--- BEGIN Data segment ---

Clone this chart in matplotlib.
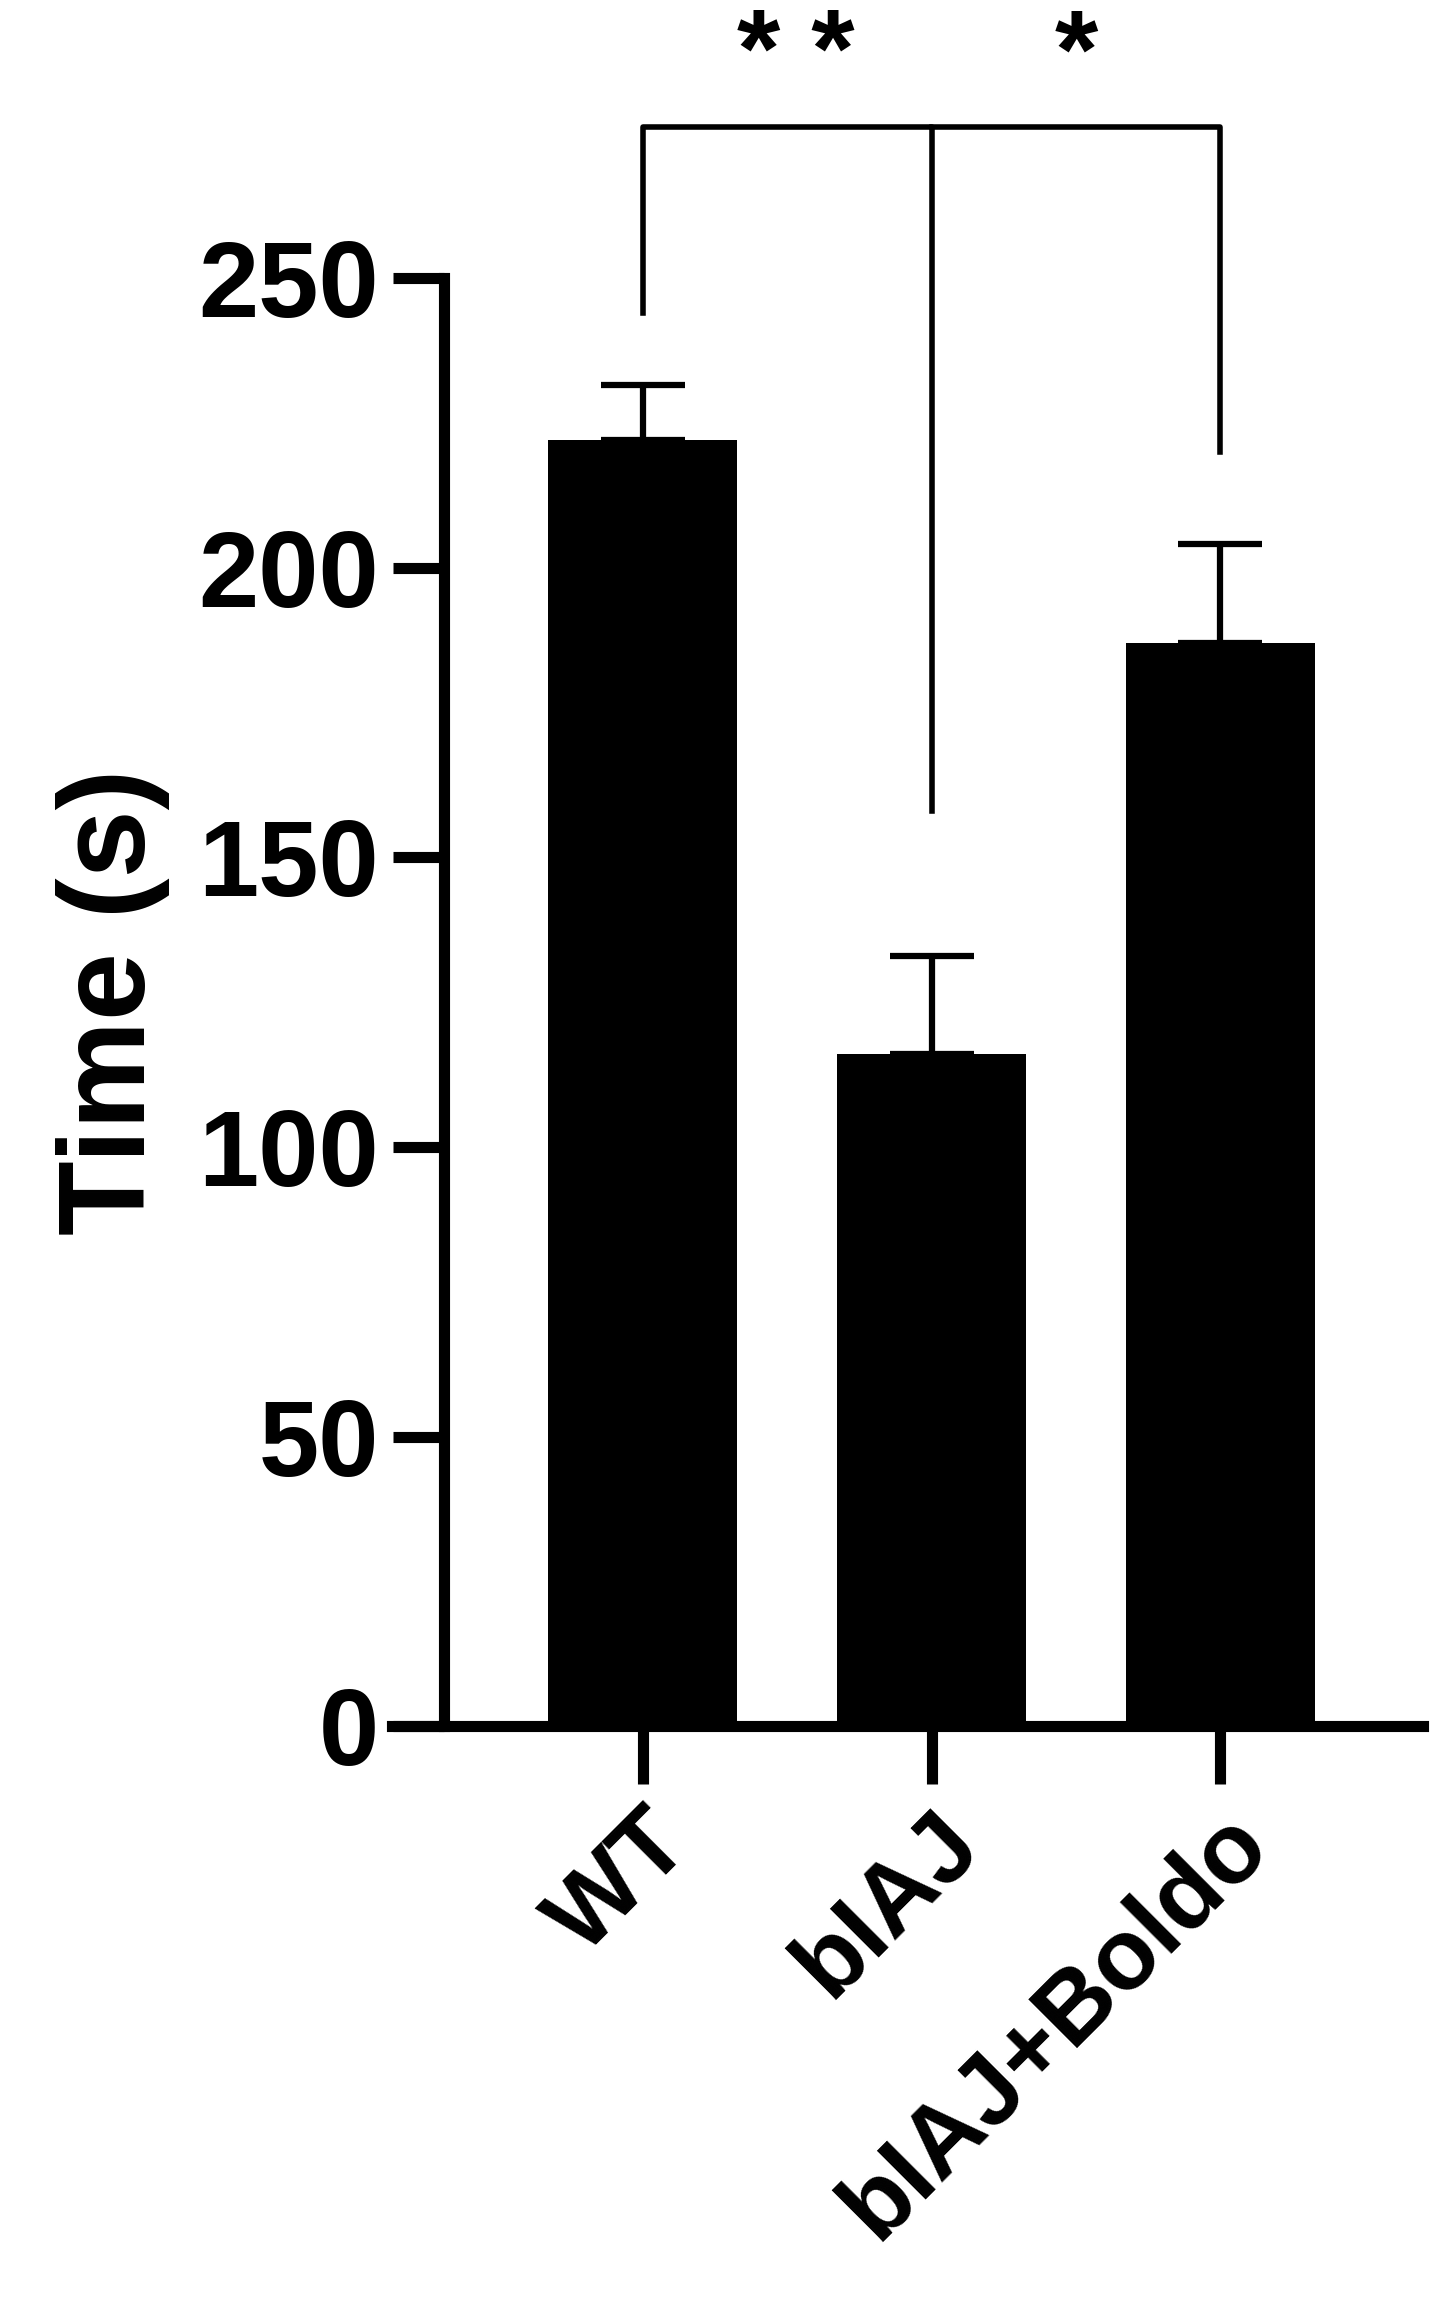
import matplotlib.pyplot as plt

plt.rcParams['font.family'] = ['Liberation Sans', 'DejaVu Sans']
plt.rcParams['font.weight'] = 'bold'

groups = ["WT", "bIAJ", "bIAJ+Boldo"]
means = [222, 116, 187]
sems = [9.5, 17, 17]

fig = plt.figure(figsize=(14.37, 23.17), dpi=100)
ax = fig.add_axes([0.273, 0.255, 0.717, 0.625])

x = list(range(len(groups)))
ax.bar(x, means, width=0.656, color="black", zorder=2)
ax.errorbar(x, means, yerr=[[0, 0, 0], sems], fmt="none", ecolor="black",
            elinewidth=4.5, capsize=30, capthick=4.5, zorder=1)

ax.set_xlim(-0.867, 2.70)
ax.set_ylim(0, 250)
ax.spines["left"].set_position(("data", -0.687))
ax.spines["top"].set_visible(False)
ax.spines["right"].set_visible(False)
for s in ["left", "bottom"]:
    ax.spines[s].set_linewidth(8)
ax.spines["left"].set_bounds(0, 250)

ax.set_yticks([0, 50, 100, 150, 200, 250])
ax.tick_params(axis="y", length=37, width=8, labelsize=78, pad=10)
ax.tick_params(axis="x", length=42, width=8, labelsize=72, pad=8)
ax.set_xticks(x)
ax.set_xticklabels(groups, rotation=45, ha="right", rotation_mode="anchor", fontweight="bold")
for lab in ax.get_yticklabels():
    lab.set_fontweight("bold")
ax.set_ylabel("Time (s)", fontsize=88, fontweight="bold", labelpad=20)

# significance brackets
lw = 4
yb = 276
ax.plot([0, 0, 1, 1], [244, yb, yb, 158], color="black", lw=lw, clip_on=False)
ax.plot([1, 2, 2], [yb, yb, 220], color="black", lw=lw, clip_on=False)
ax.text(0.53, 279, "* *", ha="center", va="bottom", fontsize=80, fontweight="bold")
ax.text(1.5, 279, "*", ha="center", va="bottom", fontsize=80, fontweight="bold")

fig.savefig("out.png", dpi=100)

--- END Data segment ---

• [Problem statement]:
Leave out the pictures and repeat exactly the lines from the start of the material through the line that contains "ax = fig.add_axes([0.273, 0.255, 0.717, 0.625])", both included.

• [Answer to this problem]:
Clone this chart in matplotlib.
import matplotlib.pyplot as plt

plt.rcParams['font.family'] = ['Liberation Sans', 'DejaVu Sans']
plt.rcParams['font.weight'] = 'bold'

groups = ["WT", "bIAJ", "bIAJ+Boldo"]
means = [222, 116, 187]
sems = [9.5, 17, 17]

fig = plt.figure(figsize=(14.37, 23.17), dpi=100)
ax = fig.add_axes([0.273, 0.255, 0.717, 0.625])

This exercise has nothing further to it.